Braatz: Beispielsweise durch den Aufbau einer betrieblichen Krankenversicherung sowie die Absicherung der Berufsunfähigkeit ohne Gesundheitsprüfung. Das habe ich selbst im Rahmen meiner Beratungstätigkeit kürzlich für ein mittelständisches Unternehmen eingeführt. Der Vorteil ist, dass diese Zusatzleistungen nur über den Arbeitgeber im Rahmen eines Gruppenvertrags bezogen werden können, damit hat hier hat der Arbeitgeber bereits ein toller Benefit geschaffen. Mitarbeiter profitieren durch Leistungen wie Sehhilfen, Naturheilverfahren, Zahnbehandlung oder zusätzlichen Familienschutz in der Krankenversicherung. Bei der Berufsunfähigkeit ist es natürlich klasse, ohne Gesundheitsprüfung eine Berufsunfähigkeitsrente erhalten zu können. Ein oft unterschätztes Thema ist auch die betriebliche Altersvorsorge. Mittlerweile bieten natürlich die Unternehmen den gesetzlichen 15-Prozent-Zuschuss, aber es gibt auch hier Modelle, die noch deutlich attraktiver sein können.

DWN: Welche meinen Sie hier konkret?

Braatz: Der älteste, jedoch unbekannteste Weg ist die pauschaldotierte Unterstützungskasse. Diese Durchführungsform bietet sowohl dem Mitarbeiter als auch dem Arbeitgeber interessante Vorteile und schafft für beide Seiten eine wirkliche win-win-Situation. Vorteil aus Unternehmersicht ist, dass die Beiträge nicht an eine Versicherungsgesellschaft abgeführt werden, sondern im Unternehmen verbleiben. Der Arbeitgeber ist der Verantwortliche der Zusage gegenüber seinem Mitarbeiter und muss entsprechend mit den Beiträgen fürsorglich umgehen, ist jedoch in seiner Anlageform flexibel. Da das Geld im Unternehmen bleibt, sichert das Unternehmen sich hier zusätzliche Liquidität. Für die Mitarbeiter hat das Modell den Vorteil, dass diese Altersvorsorge wie ein Sparbuch-Modell zu betrachten ist. Es entstehen keine Abschluss- und keine Verwaltungskosten wie bei einer herkömmlichen Versicherung. Ein weiterer Vorteil ist die höhere Steuerfreiheit für Mitarbeiter, die mehr als nur die acht Prozent der Beitragsbemessungsgrenze wandeln möchten.

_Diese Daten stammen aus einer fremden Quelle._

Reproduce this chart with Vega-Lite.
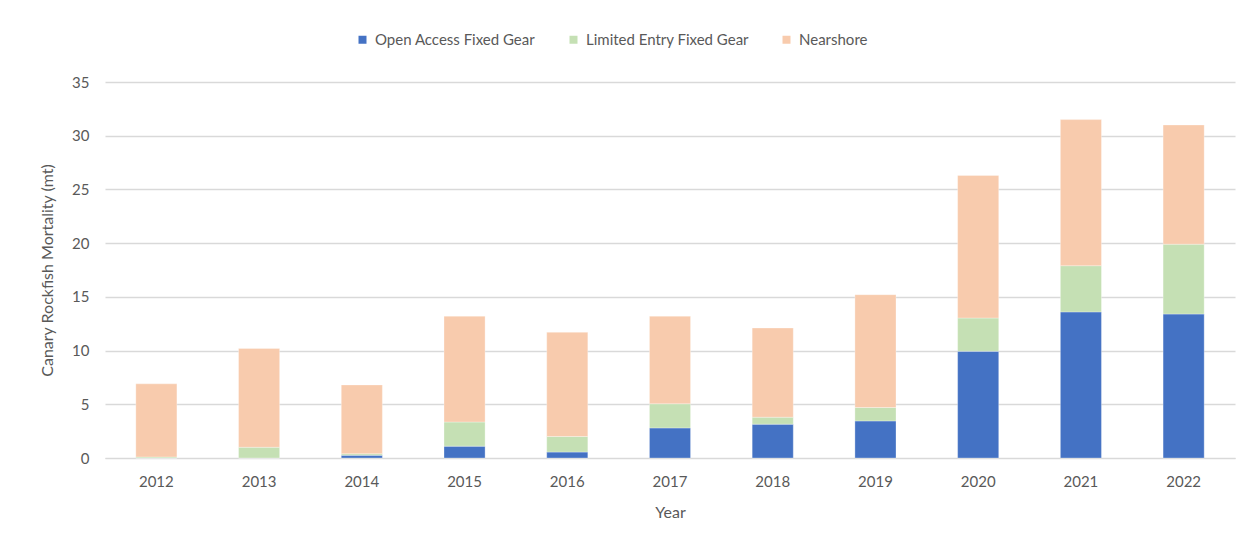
{
  "$schema": "https://vega.github.io/schema/vega-lite/v6.json",
  "width": 1130,
  "height": 376,
  "autosize": {"type": "none"},
  "padding": {"left": 105, "top": 82, "right": 24, "bottom": 92},
  "background": "white",
  "config": {
    "font": "Lato",
    "view": {"stroke": null},
    "axis": {"labelColor": "#595959", "titleColor": "#595959", "labelFontSize": 15, "titleFontSize": 16, "titleFontWeight": "normal", "labelFont": "Lato", "titleFont": "Lato"}
  },
  "data": {
    "values": [
      {"year": "2012", "series": "Open Access Fixed Gear", "mt": 0.0},
      {"year": "2012", "series": "Limited Entry Fixed Gear", "mt": 0.1},
      {"year": "2012", "series": "Nearshore", "mt": 6.8},
      {"year": "2013", "series": "Open Access Fixed Gear", "mt": 0.0},
      {"year": "2013", "series": "Limited Entry Fixed Gear", "mt": 1.0},
      {"year": "2013", "series": "Nearshore", "mt": 9.2},
      {"year": "2014", "series": "Open Access Fixed Gear", "mt": 0.25},
      {"year": "2014", "series": "Limited Entry Fixed Gear", "mt": 0.15},
      {"year": "2014", "series": "Nearshore", "mt": 6.4},
      {"year": "2015", "series": "Open Access Fixed Gear", "mt": 1.1},
      {"year": "2015", "series": "Limited Entry Fixed Gear", "mt": 2.25},
      {"year": "2015", "series": "Nearshore", "mt": 9.85},
      {"year": "2016", "series": "Open Access Fixed Gear", "mt": 0.55},
      {"year": "2016", "series": "Limited Entry Fixed Gear", "mt": 1.45},
      {"year": "2016", "series": "Nearshore", "mt": 9.7},
      {"year": "2017", "series": "Open Access Fixed Gear", "mt": 2.8},
      {"year": "2017", "series": "Limited Entry Fixed Gear", "mt": 2.25},
      {"year": "2017", "series": "Nearshore", "mt": 8.15},
      {"year": "2018", "series": "Open Access Fixed Gear", "mt": 3.15},
      {"year": "2018", "series": "Limited Entry Fixed Gear", "mt": 0.65},
      {"year": "2018", "series": "Nearshore", "mt": 8.3},
      {"year": "2019", "series": "Open Access Fixed Gear", "mt": 3.45},
      {"year": "2019", "series": "Limited Entry Fixed Gear", "mt": 1.25},
      {"year": "2019", "series": "Nearshore", "mt": 10.5},
      {"year": "2020", "series": "Open Access Fixed Gear", "mt": 9.93},
      {"year": "2020", "series": "Limited Entry Fixed Gear", "mt": 3.1},
      {"year": "2020", "series": "Nearshore", "mt": 13.27},
      {"year": "2021", "series": "Open Access Fixed Gear", "mt": 13.6},
      {"year": "2021", "series": "Limited Entry Fixed Gear", "mt": 4.3},
      {"year": "2021", "series": "Nearshore", "mt": 13.6},
      {"year": "2022", "series": "Open Access Fixed Gear", "mt": 13.4},
      {"year": "2022", "series": "Limited Entry Fixed Gear", "mt": 6.5},
      {"year": "2022", "series": "Nearshore", "mt": 11.1}
    ]
  },
  "transform": [
    {"calculate": "indexof(['Open Access Fixed Gear', 'Limited Entry Fixed Gear', 'Nearshore'], datum.series)", "as": "stackOrder"}
  ],
  "mark": {"type": "bar", "stroke": "white", "strokeWidth": 0.5, "strokeOpacity": 0.6},
  "encoding": {
    "x": {
      "field": "year", "type": "nominal", "title": "Year",
      "scale": {"paddingInner": 0.6, "paddingOuter": 0.3},
      "axis": {"labelAngle": 0, "ticks": false, "domainColor": "#d9d9d9", "domainWidth": 1, "labelPadding": 16, "titlePadding": 15}
    },
    "y": {
      "field": "mt", "type": "quantitative", "stack": "zero",
      "title": "Canary Rockfish Mortality (mt)",
      "scale": {"domain": [0, 35], "nice": false},
      "axis": {"values": [0, 5, 10, 15, 20, 25, 30, 35], "ticks": false, "domain": false, "gridColor": "#d9d9d9", "gridWidth": 1.3, "labelPadding": 16, "titlePadding": 16}
    },
    "order": {"field": "stackOrder", "type": "quantitative", "sort": "ascending"},
    "color": {
      "field": "series", "type": "nominal",
      "sort": ["Open Access Fixed Gear", "Limited Entry Fixed Gear", "Nearshore"],
      "scale": {"domain": ["Open Access Fixed Gear", "Limited Entry Fixed Gear", "Nearshore"], "range": ["#4472C4", "#C5E0B4", "#F8CBAD"]},
      "legend": {"orient": "none", "legendX": 250, "legendY": -50, "direction": "horizontal", "title": null, "symbolType": "square", "symbolSize": 64, "symbolStrokeWidth": 0, "labelFontSize": 15, "labelColor": "#595959", "labelFont": "Lato", "labelLimit": 400, "columnPadding": 30, "labelOffset": 5}
    }
  }
}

Viele Unternehmen nutzen diese Möglichkeit auch als Mitarbeiterbindungsmaßnahmen mit einem Stufenmodell. Hier werden die Mitarbeiter für ihre Betriebszugehörigkeit belohnt.

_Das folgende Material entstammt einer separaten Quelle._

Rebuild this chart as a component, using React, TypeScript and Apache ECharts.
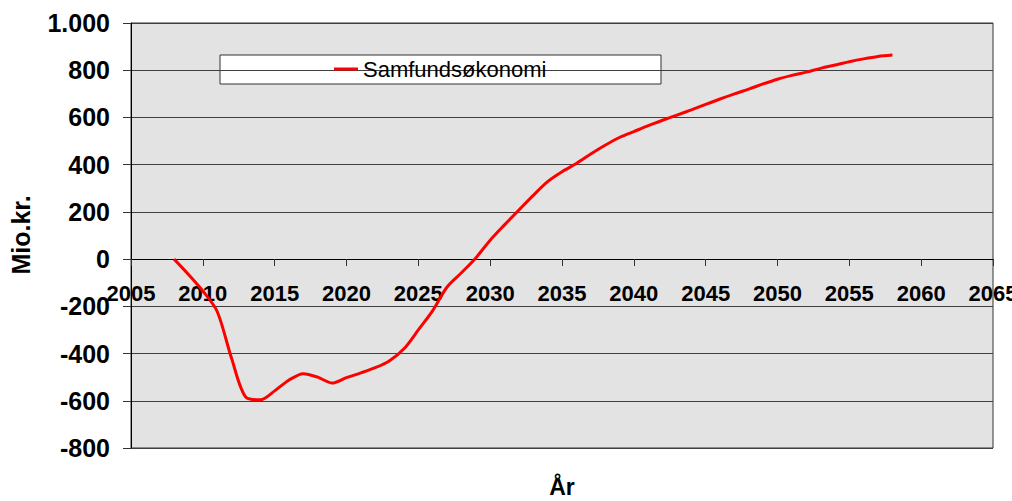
import React, { useEffect, useRef } from "react";
import * as echarts from "echarts";

const years = [
  2008, 2009, 2010, 2011, 2012, 2013, 2014, 2015, 2016, 2017,
  2018, 2019, 2020, 2021, 2022, 2023, 2024, 2025, 2026, 2027,
  2028, 2029, 2030, 2031, 2032, 2033, 2034, 2035, 2036, 2037,
  2038, 2039, 2040, 2041, 2042, 2043, 2044, 2045, 2046, 2047,
  2048, 2049, 2050, 2051, 2052, 2053, 2054, 2055, 2056, 2057, 2058,
];
const samfundsokonomi = [
  0, -65, -135, -222, -420, -585, -596, -558, -512, -485,
  -500, -525, -502, -482, -460, -430, -380, -300, -218, -118,
  -58, 5, 80, 145, 208, 270, 328, 370, 405, 445,
  482, 515, 540, 565, 588, 610, 632, 655, 678, 700,
  720, 742, 762, 778, 792, 808, 822, 836, 848, 858, 864,
];
const seriesName = "Samfundsøkonomi";
const xTitle = "År";
const yTitle = "Mio.kr.";

const FONT = "'Liberation Sans', Arial, sans-serif";

export default function App() {
  const ref = useRef<HTMLDivElement>(null);
  useEffect(() => {
    if (!ref.current) return;
    const chart = echarts.init(ref.current, undefined, { renderer: "svg" });
    chart.setOption({
      animation: false,
      backgroundColor: "#ffffff",
      textStyle: { fontFamily: FONT },
      grid: {
        left: 131,
        right: 19,
        top: 23,
        bottom: 53,
        show: true,
        outerBoundsMode: "none",
        backgroundColor: "#e3e3e3",
        borderColor: "#333333",
        borderWidth: 1,
      },
      legend: {
        show: true,
        left: 334,
        top: 58,
        padding: 0,
        icon: "rect",
        itemWidth: 24,
        itemHeight: 3,
        itemGap: 5,
        textStyle: { fontSize: 22, color: "#000", fontFamily: FONT, padding: [0, 0, 0, 0] },
        data: [{ name: seriesName, itemStyle: { color: "#ff0000" } }],
      },
      graphic: [
        {
          type: "rect",
          z: 0,
          zlevel: 0,
          shape: { x: 220, y: 55, width: 441, height: 29 },
          style: { fill: "#ffffff", stroke: "#333333", lineWidth: 1 },
        },
        {
          type: "text",
          x: 562,
          y: 487,
          style: {
            text: xTitle,
            font: `bold 23px ${FONT}`,
            fill: "#000",
            align: "center",
            verticalAlign: "middle",
          },
        },
        {
          type: "text",
          x: 21,
          y: 235,
          rotation: Math.PI / 2,
          style: {
            text: yTitle,
            font: `bold 25px ${FONT}`,
            fill: "#000",
            align: "center",
            verticalAlign: "middle",
          },
        },
      ],
      xAxis: {
        type: "value",
        min: 2005,
        max: 2065,
        interval: 5,
        offset: -189,
        axisLine: { show: true, onZero: false, lineStyle: { color: "#000", width: 1 } },
        axisTick: { show: true, inside: false, length: 7, lineStyle: { color: "#333" } },
        axisLabel: {
          show: true,
          margin: 23,
          fontSize: 22,
          fontWeight: "bold",
          color: "#000",
          fontFamily: FONT,
          showMinLabel: true,
          showMaxLabel: true,
          hideOverlap: false,
          alignMinLabel: "center",
          alignMaxLabel: "center",
          formatter: (v: number) => String(v),
        },
        splitLine: { show: false },
      },
      yAxis: {
        type: "value",
        min: -800,
        max: 1000,
        interval: 200,
        axisLine: { show: true, onZero: false, lineStyle: { color: "#000", width: 1 } },
        axisTick: { show: true, inside: false, length: 8, lineStyle: { color: "#333" } },
        axisLabel: {
          margin: 21,
          fontSize: 25,
          fontWeight: "bold",
          color: "#000",
          fontFamily: FONT,
          formatter: (v: number) => (v === 1000 ? "1.000" : String(v)),
        },
        splitLine: { show: true, lineStyle: { color: "#404040", width: 1 } },
      },
      series: [
        {
          name: seriesName,
          type: "line",
          data: years.map((y, i) => [y, samfundsokonomi[i]]),
          smooth: 0.3,
          showSymbol: false,
          symbol: "none",
          lineStyle: { color: "#ff0000", width: 3 },
          itemStyle: { color: "#ff0000" },
          z: 5,
        },
      ],
    });
    return () => chart.dispose();
  }, []);
  return (
    <div
      ref={ref}
      style={{ position: "fixed", left: 0, top: 0, width: 1012, height: 501 }}
    />
  );
}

DWN: Vielen sind aber solche Modelle doch noch gar nicht bekannt.

Braatz: Das ist der springende Punkt: Sowohl Mitarbeiter als auch Unternehmer wissen oft nicht, welche Möglichkeiten es gibt. Da ist zum einen bei sehr vielen Unternehmern – leider immer noch – das Wissen über diese Möglichkeiten sehr begrenzt. Zum anderen müssen aber auch Unternehmen ihre Benefits, die sie Mitarbeitern anbieten, noch viel überzeugender darstellen. Ich finde, das gehört unbedingt in eine Stellenanzeige. Gerade dann, wenn sie etwas ausgefallener sind. Die alten Modelle jedenfalls greifen nicht mehr.

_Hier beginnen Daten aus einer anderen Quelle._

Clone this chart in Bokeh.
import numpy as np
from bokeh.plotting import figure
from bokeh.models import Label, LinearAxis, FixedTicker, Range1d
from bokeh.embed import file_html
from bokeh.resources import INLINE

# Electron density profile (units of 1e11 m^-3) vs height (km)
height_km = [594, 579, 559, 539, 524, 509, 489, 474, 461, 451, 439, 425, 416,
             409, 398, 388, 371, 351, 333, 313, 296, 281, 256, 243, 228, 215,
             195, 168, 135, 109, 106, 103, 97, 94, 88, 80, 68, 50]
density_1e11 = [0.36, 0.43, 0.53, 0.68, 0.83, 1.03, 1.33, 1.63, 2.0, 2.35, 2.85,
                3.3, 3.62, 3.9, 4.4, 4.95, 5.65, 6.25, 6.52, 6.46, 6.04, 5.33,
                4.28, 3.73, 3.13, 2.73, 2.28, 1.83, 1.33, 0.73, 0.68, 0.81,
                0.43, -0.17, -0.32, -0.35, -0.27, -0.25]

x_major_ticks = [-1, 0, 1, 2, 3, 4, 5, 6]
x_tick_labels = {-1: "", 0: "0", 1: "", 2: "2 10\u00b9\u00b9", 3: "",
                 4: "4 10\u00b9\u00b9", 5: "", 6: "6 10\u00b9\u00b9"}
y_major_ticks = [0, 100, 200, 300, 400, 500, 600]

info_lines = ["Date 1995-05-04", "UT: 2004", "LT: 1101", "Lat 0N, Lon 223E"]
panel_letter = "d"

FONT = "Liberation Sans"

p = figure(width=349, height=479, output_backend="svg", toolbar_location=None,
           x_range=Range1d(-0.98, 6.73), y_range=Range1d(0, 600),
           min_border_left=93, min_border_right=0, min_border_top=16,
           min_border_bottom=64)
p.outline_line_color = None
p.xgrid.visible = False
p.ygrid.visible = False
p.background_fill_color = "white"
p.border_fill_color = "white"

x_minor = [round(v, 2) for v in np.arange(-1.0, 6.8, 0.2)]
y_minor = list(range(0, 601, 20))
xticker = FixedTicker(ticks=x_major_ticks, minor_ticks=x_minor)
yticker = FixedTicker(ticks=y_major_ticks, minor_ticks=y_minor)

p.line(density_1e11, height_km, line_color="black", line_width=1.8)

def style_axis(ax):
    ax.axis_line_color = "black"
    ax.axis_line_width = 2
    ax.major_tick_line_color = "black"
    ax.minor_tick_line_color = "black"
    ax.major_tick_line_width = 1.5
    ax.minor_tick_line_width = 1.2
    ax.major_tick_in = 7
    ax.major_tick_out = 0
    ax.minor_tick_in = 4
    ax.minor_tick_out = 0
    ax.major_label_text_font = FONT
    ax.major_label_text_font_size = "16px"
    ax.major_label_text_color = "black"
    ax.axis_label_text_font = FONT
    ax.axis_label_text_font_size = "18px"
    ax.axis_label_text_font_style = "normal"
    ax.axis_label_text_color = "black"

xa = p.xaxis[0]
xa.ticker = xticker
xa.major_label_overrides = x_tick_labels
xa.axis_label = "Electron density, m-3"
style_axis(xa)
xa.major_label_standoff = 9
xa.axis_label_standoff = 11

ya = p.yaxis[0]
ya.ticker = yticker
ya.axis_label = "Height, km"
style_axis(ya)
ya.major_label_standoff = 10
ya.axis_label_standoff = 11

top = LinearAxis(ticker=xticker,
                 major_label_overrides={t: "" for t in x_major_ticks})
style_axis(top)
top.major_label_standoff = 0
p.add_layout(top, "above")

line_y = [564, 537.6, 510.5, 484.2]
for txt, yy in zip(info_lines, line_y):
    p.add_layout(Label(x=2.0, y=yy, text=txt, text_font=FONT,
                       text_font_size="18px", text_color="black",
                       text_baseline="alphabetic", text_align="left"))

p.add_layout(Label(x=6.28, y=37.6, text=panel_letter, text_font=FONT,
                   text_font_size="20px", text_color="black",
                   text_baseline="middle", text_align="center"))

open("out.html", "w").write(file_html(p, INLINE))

Sarah Braatz ist seit über 6 Jahren selbständig als Interim Managerin im Bereich Human Resources tätig. In der Beratung zur Einführung von Benefits in KMU kooperiert sie mit SoftVer GmbH als Software- und Beratungshaus für die Umsetzung und digitale Verwaltung der Benefits in Unternehmen.